RARE-EARTH SILICATES AS ENVIRONMENTAL BARRIER COATINGS FOR Si BASED NON OXIDE CERAMICS
Abstract :
Environmental barrier coatings (EBCs) are provided to protect the Si-based ceramics against water-vapour attack. Presently, the EBCs are based on rare-earth silicates which have higher temperature capability, lower volatility, and superior thermo-chemical compatibility compared to the earlier materials. In this work, yttrium silicates (Y2SiO5 and Y2Si2O7) and ytterbium silicates (Yb2SiO5 and Yb2Si2O7) are evaluated as potential EBC materials. Sol-gel synthesis of yttrium monosilicate is the main focus to study the phase selection. It is seen that acid catalyzed sol helps to maintain homogeneity in the synthesis of yttrium monosilicate.

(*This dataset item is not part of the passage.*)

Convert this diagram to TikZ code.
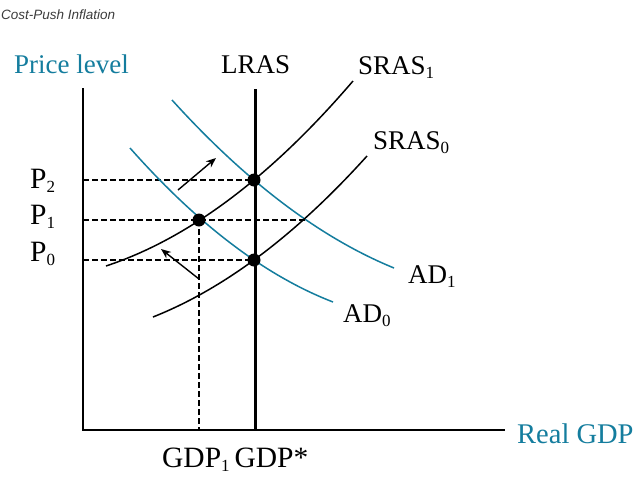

Presence of a thermodynamic miscibility gap around the monosilicate composition in the liquid phase indicates that phase separation occurs in the amorphous stage prior to crystallization. This phase separation leads to the formation of secondary phases upon crystallization. Yttrium disilicate also exhibits miscibility gap and is synthesized in base catalyzed condition since it maximizes the disilicate phase fraction upon calcination. This theory holds good for the ytterbium silicate compounds as well. It was also understood that in aqueous sol-gel syntheses involving silica, water and ethanol play a crucial role. The ratio of water/TEOS/ethanol affects the rates of hydrolysis and condensation influencing the phase formation upon calcination. The synthesized powders obtained from the sol-gel synthesis of the compounds were used to prepare dense pellets. The pellets were used to determine the CTE and Vickers hardness of the compounds.
Yttrium and ytterbium silicate in-situ coatings were developed by spraying their respective oxides on SiC substrates. The coatings were heated up to 1400 °C to allow the formation of yttrium/ytterbium silicate compounds. The coatings were exposed to oxy-acetylene flame to study their ablation behaviour at different temperatures. No significant mass loss was observed after exposure to the flame for 18 h for both yttrium and ytterbium silicate compounds. SEM, EDS and XRD were used to explain the changes in the microstructure and phase formation during exposure to the flame. Overall, it was seen that ytterbium silicate coatings showed better ablation resistance than yttrium silicate coatings.